## Direction:
Print exactly, please, the lines from the top of the entries below up to and including the line with "pw, ph = W - L - R, H - T - B", and nothing else; pictures are excluded.

########

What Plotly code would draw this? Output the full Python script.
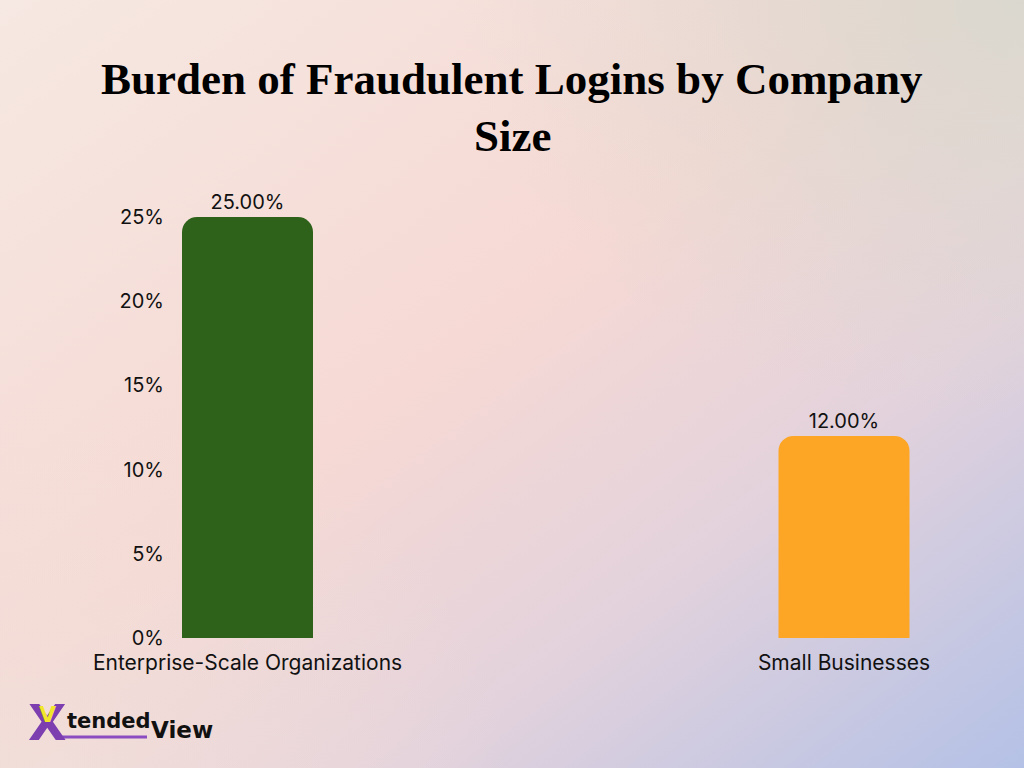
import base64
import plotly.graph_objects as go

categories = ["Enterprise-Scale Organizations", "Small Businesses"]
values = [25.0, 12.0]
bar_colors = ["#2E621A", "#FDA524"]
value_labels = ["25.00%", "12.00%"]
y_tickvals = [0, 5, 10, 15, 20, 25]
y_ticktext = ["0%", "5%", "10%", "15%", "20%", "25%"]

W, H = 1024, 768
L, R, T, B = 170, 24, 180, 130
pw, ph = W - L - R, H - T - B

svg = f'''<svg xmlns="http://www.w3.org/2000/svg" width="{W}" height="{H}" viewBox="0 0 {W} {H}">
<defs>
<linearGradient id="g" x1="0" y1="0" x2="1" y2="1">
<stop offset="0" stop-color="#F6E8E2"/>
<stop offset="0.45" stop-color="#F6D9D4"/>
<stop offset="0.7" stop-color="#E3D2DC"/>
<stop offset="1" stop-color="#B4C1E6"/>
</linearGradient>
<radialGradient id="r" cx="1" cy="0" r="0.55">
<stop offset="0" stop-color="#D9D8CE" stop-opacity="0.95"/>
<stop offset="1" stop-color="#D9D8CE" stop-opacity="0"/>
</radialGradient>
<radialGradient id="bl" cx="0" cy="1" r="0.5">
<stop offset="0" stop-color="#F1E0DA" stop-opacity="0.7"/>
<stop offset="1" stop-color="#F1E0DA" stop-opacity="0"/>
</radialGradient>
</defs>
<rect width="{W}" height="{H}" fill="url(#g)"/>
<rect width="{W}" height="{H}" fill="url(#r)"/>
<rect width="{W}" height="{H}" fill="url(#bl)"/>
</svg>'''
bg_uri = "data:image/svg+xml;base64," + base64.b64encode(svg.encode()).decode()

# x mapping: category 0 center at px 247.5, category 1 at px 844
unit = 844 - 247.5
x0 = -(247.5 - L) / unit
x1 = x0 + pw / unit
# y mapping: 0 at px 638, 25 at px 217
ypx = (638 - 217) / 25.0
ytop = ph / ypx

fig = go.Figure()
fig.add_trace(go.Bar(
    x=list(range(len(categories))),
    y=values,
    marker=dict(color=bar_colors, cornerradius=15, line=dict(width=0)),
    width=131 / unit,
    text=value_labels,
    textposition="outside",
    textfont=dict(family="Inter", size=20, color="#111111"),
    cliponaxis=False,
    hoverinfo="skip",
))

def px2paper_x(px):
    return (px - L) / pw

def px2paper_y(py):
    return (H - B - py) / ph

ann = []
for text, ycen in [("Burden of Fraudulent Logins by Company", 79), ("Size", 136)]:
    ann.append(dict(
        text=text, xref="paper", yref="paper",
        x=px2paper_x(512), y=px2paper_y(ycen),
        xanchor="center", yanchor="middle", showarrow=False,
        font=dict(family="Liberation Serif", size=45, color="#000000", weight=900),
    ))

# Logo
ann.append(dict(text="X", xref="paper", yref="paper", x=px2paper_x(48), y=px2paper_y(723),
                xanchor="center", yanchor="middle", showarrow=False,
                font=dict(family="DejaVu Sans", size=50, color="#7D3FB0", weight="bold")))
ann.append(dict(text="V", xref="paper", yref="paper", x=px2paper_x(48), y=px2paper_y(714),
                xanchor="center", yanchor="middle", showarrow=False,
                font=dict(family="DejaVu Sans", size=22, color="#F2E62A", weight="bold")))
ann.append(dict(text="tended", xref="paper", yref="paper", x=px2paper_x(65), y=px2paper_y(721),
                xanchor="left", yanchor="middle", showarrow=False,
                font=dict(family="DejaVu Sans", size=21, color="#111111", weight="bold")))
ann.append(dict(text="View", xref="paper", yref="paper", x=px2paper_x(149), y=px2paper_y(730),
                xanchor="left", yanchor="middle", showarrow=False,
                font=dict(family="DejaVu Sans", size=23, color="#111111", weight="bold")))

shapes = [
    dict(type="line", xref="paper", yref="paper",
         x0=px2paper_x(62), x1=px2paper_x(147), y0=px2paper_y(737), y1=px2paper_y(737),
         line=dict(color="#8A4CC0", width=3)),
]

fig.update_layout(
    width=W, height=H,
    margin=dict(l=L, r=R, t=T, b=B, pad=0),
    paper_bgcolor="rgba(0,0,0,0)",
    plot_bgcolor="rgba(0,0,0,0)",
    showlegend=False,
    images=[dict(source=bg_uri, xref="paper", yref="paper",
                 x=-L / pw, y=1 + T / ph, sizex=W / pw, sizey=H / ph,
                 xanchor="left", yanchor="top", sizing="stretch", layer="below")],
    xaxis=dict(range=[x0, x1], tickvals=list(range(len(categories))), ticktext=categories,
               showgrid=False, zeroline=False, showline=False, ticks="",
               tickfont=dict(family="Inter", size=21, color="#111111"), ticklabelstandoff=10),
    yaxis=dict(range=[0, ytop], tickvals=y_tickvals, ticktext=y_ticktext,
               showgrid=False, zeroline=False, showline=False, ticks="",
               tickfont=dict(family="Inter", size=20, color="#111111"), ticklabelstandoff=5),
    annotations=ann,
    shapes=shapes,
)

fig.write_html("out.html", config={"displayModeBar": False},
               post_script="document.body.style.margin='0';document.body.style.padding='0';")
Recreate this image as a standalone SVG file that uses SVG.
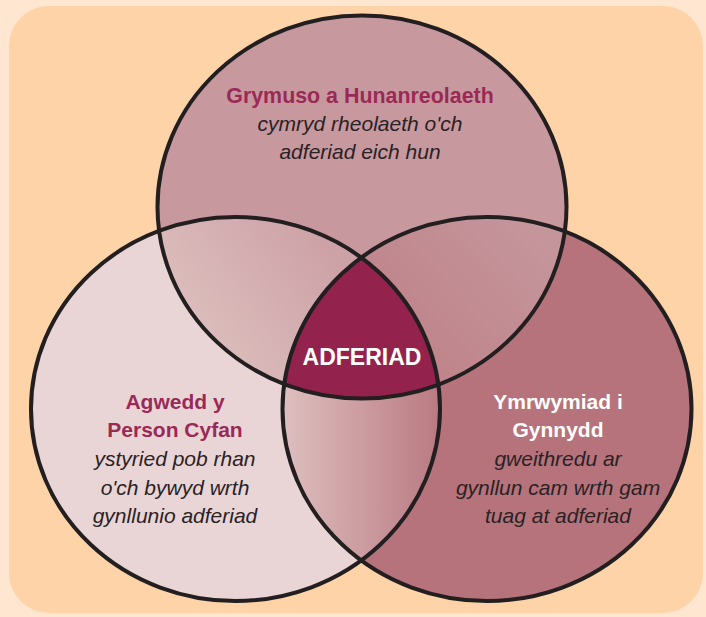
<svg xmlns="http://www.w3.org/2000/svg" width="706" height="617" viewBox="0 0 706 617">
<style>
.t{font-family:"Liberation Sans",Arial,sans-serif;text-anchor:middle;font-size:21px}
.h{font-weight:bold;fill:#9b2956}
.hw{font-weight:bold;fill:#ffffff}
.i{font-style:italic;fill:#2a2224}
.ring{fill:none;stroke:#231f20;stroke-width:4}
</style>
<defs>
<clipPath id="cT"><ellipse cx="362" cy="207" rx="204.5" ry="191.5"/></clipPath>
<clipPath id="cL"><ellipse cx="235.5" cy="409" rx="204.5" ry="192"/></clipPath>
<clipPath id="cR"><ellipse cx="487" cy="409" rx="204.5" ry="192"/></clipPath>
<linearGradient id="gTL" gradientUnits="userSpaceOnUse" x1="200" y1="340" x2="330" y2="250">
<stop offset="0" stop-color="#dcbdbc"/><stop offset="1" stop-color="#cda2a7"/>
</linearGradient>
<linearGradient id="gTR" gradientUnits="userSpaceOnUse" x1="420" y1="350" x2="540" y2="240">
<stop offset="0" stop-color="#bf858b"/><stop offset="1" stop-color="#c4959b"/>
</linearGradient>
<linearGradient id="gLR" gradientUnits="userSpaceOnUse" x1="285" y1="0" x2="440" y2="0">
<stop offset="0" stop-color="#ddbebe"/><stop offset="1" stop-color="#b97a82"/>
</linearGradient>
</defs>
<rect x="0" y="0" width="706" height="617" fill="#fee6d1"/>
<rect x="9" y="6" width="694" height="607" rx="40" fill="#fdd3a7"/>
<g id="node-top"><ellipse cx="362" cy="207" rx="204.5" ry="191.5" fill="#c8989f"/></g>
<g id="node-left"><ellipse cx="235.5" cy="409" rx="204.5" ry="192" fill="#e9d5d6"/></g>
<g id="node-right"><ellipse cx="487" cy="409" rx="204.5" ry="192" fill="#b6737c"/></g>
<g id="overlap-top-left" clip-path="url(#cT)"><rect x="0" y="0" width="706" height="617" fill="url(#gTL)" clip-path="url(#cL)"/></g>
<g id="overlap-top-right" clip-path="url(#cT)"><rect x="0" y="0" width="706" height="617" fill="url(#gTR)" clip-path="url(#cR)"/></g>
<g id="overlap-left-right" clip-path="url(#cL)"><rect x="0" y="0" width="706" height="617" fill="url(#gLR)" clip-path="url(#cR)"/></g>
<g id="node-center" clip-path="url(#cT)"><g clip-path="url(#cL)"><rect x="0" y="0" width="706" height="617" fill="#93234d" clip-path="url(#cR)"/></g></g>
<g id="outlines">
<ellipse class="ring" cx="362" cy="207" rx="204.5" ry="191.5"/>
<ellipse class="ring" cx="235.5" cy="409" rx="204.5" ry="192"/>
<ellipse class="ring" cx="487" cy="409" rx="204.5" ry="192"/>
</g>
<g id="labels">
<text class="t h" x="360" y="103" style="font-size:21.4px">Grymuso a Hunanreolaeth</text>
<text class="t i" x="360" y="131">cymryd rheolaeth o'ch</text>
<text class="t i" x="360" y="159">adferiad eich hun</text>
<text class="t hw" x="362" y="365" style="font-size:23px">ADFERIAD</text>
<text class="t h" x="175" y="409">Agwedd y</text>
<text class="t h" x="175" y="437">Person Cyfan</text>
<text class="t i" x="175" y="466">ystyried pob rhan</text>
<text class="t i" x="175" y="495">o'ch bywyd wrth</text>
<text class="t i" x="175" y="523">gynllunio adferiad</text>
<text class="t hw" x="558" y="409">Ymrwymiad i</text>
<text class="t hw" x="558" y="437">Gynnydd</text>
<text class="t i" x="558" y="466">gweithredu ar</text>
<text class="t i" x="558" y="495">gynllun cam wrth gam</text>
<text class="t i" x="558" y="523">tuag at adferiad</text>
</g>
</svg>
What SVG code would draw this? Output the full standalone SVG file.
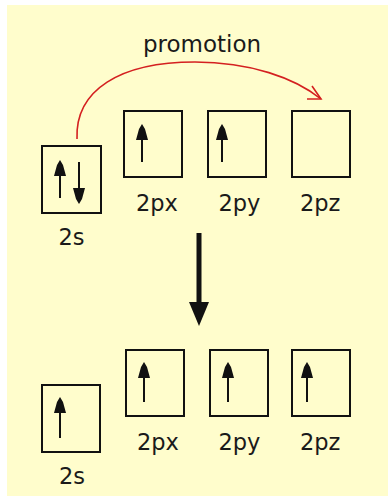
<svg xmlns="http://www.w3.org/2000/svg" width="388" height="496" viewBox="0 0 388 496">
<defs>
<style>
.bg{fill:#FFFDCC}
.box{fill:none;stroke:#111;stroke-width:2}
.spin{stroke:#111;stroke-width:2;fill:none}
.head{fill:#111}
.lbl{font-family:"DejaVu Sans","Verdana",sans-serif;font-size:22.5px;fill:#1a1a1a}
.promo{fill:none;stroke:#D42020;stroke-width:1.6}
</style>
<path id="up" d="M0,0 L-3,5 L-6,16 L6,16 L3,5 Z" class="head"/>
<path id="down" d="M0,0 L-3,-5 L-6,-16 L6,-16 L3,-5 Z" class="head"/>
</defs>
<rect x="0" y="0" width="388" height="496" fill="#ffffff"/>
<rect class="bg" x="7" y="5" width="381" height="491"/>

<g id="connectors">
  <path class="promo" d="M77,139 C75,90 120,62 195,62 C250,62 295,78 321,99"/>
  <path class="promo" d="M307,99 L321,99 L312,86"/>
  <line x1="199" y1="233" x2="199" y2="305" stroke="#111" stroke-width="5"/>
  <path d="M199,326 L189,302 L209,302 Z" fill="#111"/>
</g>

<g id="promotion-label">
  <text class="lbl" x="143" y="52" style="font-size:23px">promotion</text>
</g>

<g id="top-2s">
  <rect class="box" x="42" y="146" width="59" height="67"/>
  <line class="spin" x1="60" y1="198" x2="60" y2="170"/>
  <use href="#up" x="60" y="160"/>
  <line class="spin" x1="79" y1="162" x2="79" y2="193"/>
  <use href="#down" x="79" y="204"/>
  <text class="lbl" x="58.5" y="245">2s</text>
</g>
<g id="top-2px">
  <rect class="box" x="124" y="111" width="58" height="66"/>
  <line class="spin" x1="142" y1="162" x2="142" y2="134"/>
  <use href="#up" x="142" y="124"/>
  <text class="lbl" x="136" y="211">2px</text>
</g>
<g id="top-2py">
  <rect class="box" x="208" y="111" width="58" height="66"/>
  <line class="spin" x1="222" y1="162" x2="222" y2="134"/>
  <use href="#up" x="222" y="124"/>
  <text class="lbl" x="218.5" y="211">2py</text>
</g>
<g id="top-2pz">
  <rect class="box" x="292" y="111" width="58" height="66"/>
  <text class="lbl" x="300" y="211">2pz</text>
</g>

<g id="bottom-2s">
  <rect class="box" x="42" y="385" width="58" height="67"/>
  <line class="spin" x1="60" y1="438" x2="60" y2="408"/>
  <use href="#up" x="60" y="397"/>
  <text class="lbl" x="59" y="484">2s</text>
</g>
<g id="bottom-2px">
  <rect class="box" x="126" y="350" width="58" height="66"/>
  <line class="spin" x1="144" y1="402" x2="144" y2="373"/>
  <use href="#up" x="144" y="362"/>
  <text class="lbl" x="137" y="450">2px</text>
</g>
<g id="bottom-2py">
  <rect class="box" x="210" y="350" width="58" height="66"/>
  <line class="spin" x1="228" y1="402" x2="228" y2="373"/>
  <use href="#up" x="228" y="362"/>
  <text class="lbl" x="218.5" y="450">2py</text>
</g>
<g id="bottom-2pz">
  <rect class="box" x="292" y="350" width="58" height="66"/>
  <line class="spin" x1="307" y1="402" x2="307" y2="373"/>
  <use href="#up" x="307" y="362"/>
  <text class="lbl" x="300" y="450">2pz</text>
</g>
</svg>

########

## Exercise result:
What Plotly code would draw this? Output the full Python script.
import base64
import plotly.graph_objects as go

categories = ["Enterprise-Scale Organizations", "Small Businesses"]
values = [25.0, 12.0]
bar_colors = ["#2E621A", "#FDA524"]
value_labels = ["25.00%", "12.00%"]
y_tickvals = [0, 5, 10, 15, 20, 25]
y_ticktext = ["0%", "5%", "10%", "15%", "20%", "25%"]

W, H = 1024, 768
L, R, T, B = 170, 24, 180, 130
pw, ph = W - L - R, H - T - B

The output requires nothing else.